## GIVEN MATERIAL
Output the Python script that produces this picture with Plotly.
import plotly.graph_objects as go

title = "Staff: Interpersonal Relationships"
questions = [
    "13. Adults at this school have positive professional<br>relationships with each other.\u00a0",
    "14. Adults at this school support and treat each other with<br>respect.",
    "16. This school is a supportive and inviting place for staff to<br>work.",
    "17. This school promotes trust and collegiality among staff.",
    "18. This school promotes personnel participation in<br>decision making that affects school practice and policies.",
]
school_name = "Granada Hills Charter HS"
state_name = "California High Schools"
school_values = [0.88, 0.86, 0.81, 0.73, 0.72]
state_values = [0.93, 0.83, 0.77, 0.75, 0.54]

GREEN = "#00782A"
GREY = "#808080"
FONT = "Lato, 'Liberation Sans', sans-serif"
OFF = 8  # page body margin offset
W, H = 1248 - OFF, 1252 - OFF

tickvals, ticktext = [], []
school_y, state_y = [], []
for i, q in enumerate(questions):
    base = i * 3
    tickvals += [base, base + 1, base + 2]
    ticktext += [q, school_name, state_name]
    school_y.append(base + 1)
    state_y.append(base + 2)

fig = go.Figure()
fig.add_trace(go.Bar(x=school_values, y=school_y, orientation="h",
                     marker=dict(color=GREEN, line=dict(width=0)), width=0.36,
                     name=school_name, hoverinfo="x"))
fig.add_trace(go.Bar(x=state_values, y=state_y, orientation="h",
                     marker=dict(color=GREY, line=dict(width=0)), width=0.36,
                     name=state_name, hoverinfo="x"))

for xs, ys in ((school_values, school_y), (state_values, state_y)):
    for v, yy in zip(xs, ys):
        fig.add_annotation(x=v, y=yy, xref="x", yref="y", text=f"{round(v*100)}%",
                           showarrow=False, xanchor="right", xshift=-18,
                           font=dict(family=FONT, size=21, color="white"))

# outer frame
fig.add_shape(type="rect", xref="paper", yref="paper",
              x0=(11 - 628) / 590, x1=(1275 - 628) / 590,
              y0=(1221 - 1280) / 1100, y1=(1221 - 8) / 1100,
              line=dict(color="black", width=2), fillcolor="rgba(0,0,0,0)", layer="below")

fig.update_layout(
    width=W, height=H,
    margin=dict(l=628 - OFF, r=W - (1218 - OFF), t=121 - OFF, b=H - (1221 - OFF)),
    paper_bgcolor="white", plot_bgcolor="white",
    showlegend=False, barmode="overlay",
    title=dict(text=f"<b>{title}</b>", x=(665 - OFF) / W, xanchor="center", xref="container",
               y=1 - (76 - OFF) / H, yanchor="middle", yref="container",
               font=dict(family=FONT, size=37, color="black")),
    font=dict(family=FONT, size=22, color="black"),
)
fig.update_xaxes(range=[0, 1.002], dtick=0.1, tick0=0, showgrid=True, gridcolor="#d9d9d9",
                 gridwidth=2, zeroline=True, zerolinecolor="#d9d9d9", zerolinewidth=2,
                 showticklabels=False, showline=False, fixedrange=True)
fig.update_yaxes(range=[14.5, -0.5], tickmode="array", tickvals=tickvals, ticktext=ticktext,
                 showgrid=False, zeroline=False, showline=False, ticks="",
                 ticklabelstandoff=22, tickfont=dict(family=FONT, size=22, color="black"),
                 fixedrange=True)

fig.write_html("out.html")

## STATED GOAL
Copy out the material above in its entirety. Every detail must match.

## RESPONSE
Output the Python script that produces this picture with Plotly.
import plotly.graph_objects as go

title = "Staff: Interpersonal Relationships"
questions = [
    "13. Adults at this school have positive professional<br>relationships with each other.\u00a0",
    "14. Adults at this school support and treat each other with<br>respect.",
    "16. This school is a supportive and inviting place for staff to<br>work.",
    "17. This school promotes trust and collegiality among staff.",
    "18. This school promotes personnel participation in<br>decision making that affects school practice and policies.",
]
school_name = "Granada Hills Charter HS"
state_name = "California High Schools"
school_values = [0.88, 0.86, 0.81, 0.73, 0.72]
state_values = [0.93, 0.83, 0.77, 0.75, 0.54]

GREEN = "#00782A"
GREY = "#808080"
FONT = "Lato, 'Liberation Sans', sans-serif"
OFF = 8  # page body margin offset
W, H = 1248 - OFF, 1252 - OFF

tickvals, ticktext = [], []
school_y, state_y = [], []
for i, q in enumerate(questions):
    base = i * 3
    tickvals += [base, base + 1, base + 2]
    ticktext += [q, school_name, state_name]
    school_y.append(base + 1)
    state_y.append(base + 2)

fig = go.Figure()
fig.add_trace(go.Bar(x=school_values, y=school_y, orientation="h",
                     marker=dict(color=GREEN, line=dict(width=0)), width=0.36,
                     name=school_name, hoverinfo="x"))
fig.add_trace(go.Bar(x=state_values, y=state_y, orientation="h",
                     marker=dict(color=GREY, line=dict(width=0)), width=0.36,
                     name=state_name, hoverinfo="x"))

for xs, ys in ((school_values, school_y), (state_values, state_y)):
    for v, yy in zip(xs, ys):
        fig.add_annotation(x=v, y=yy, xref="x", yref="y", text=f"{round(v*100)}%",
                           showarrow=False, xanchor="right", xshift=-18,
                           font=dict(family=FONT, size=21, color="white"))

# outer frame
fig.add_shape(type="rect", xref="paper", yref="paper",
              x0=(11 - 628) / 590, x1=(1275 - 628) / 590,
              y0=(1221 - 1280) / 1100, y1=(1221 - 8) / 1100,
              line=dict(color="black", width=2), fillcolor="rgba(0,0,0,0)", layer="below")

fig.update_layout(
    width=W, height=H,
    margin=dict(l=628 - OFF, r=W - (1218 - OFF), t=121 - OFF, b=H - (1221 - OFF)),
    paper_bgcolor="white", plot_bgcolor="white",
    showlegend=False, barmode="overlay",
    title=dict(text=f"<b>{title}</b>", x=(665 - OFF) / W, xanchor="center", xref="container",
               y=1 - (76 - OFF) / H, yanchor="middle", yref="container",
               font=dict(family=FONT, size=37, color="black")),
    font=dict(family=FONT, size=22, color="black"),
)
fig.update_xaxes(range=[0, 1.002], dtick=0.1, tick0=0, showgrid=True, gridcolor="#d9d9d9",
                 gridwidth=2, zeroline=True, zerolinecolor="#d9d9d9", zerolinewidth=2,
                 showticklabels=False, showline=False, fixedrange=True)
fig.update_yaxes(range=[14.5, -0.5], tickmode="array", tickvals=tickvals, ticktext=ticktext,
                 showgrid=False, zeroline=False, showline=False, ticks="",
                 ticklabelstandoff=22, tickfont=dict(family=FONT, size=22, color="black"),
                 fixedrange=True)

fig.write_html("out.html")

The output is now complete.